=== DATA EXTRACT ===
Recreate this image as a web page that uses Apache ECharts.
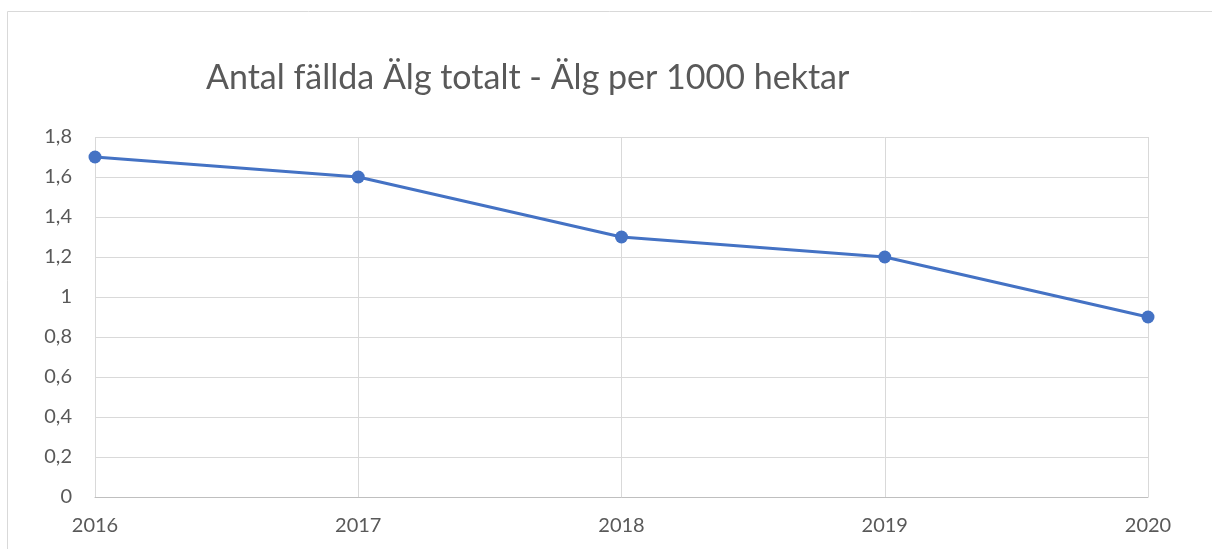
<!DOCTYPE html>
<html><head><meta charset="utf-8">
<script src="https://cdn.jsdelivr.net/npm/echarts@6/dist/echarts.min.js"></script>
<style>html,body{margin:0;padding:0;background:#fff}#c{width:1212px;height:549px}</style>
</head><body><div id="c"></div>
<script>
const titleText = 'Antal fällda Älg totalt - Älg per 1000 hektar';
const categories = ['2016','2017','2018','2019','2020'];
const values = [1.7, 1.6, 1.3, 1.2, 0.9];
const yTicks = [0, 0.2, 0.4, 0.6, 0.8, 1, 1.2, 1.4, 1.6, 1.8];

const chart = echarts.init(document.getElementById('c'));
const font = 'Lato, "Open Sans", sans-serif';
chart.setOption({
  animation: false,
  title: {
    text: titleText, left: 201, top: 56,
    textStyle: {fontFamily: font, fontSize: 34, fontWeight: 'normal', color: '#595959'}
  },
  graphic: [
    {type: 'line', shape: {x1: 7.5, y1: 11.5, x2: 1212, y2: 11.5}, style: {stroke: '#d9d9d9', lineWidth: 1}},
    {type: 'line', shape: {x1: 7.5, y1: 11.5, x2: 7.5, y2: 549}, style: {stroke: '#d9d9d9', lineWidth: 1}}
  ],
  grid: {left: 95, right: 64, top: 137, bottom: 52, containLabel: false},
  xAxis: {
    type: 'category', data: categories, boundaryGap: false,
    axisLine: {show: true, lineStyle: {color: '#bfbfbf', width: 1}},
    axisTick: {show: false},
    axisLabel: {color: '#595959', fontSize: 20, fontFamily: font, margin: 19},
    splitLine: {show: true, lineStyle: {color: '#d9d9d9', width: 1}}
  },
  yAxis: {
    type: 'value', min: yTicks[0], max: yTicks[yTicks.length-1], interval: 0.2,
    axisLine: {show: false}, axisTick: {show: false},
    axisLabel: {color: '#595959', fontSize: 20, fontFamily: font, margin: 23,
      formatter: v => String(Math.round(v*10)/10).replace('.', ',')},
    splitLine: {show: true, lineStyle: {color: '#d9d9d9', width: 1}}
  },
  series: [{
    type: 'line', data: values, symbol: 'circle', symbolSize: 13,
    lineStyle: {color: '#4472C4', width: 3},
    itemStyle: {color: '#4472C4'}
  }]
});
</script></body></html>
===
_YOUR GOAL_
The listing above must be printed again exactly, minus its pictures.

_CORRECT ANSWER_
Recreate this image as a web page that uses Apache ECharts.
<!DOCTYPE html>
<html><head><meta charset="utf-8">
<script src="https://cdn.jsdelivr.net/npm/echarts@6/dist/echarts.min.js"></script>
<style>html,body{margin:0;padding:0;background:#fff}#c{width:1212px;height:549px}</style>
</head><body><div id="c"></div>
<script>
const titleText = 'Antal fällda Älg totalt - Älg per 1000 hektar';
const categories = ['2016','2017','2018','2019','2020'];
const values = [1.7, 1.6, 1.3, 1.2, 0.9];
const yTicks = [0, 0.2, 0.4, 0.6, 0.8, 1, 1.2, 1.4, 1.6, 1.8];

const chart = echarts.init(document.getElementById('c'));
const font = 'Lato, "Open Sans", sans-serif';
chart.setOption({
  animation: false,
  title: {
    text: titleText, left: 201, top: 56,
    textStyle: {fontFamily: font, fontSize: 34, fontWeight: 'normal', color: '#595959'}
  },
  graphic: [
    {type: 'line', shape: {x1: 7.5, y1: 11.5, x2: 1212, y2: 11.5}, style: {stroke: '#d9d9d9', lineWidth: 1}},
    {type: 'line', shape: {x1: 7.5, y1: 11.5, x2: 7.5, y2: 549}, style: {stroke: '#d9d9d9', lineWidth: 1}}
  ],
  grid: {left: 95, right: 64, top: 137, bottom: 52, containLabel: false},
  xAxis: {
    type: 'category', data: categories, boundaryGap: false,
    axisLine: {show: true, lineStyle: {color: '#bfbfbf', width: 1}},
    axisTick: {show: false},
    axisLabel: {color: '#595959', fontSize: 20, fontFamily: font, margin: 19},
    splitLine: {show: true, lineStyle: {color: '#d9d9d9', width: 1}}
  },
  yAxis: {
    type: 'value', min: yTicks[0], max: yTicks[yTicks.length-1], interval: 0.2,
    axisLine: {show: false}, axisTick: {show: false},
    axisLabel: {color: '#595959', fontSize: 20, fontFamily: font, margin: 23,
      formatter: v => String(Math.round(v*10)/10).replace('.', ',')},
    splitLine: {show: true, lineStyle: {color: '#d9d9d9', width: 1}}
  },
  series: [{
    type: 'line', data: values, symbol: 'circle', symbolSize: 13,
    lineStyle: {color: '#4472C4', width: 3},
    itemStyle: {color: '#4472C4'}
  }]
});
</script></body></html>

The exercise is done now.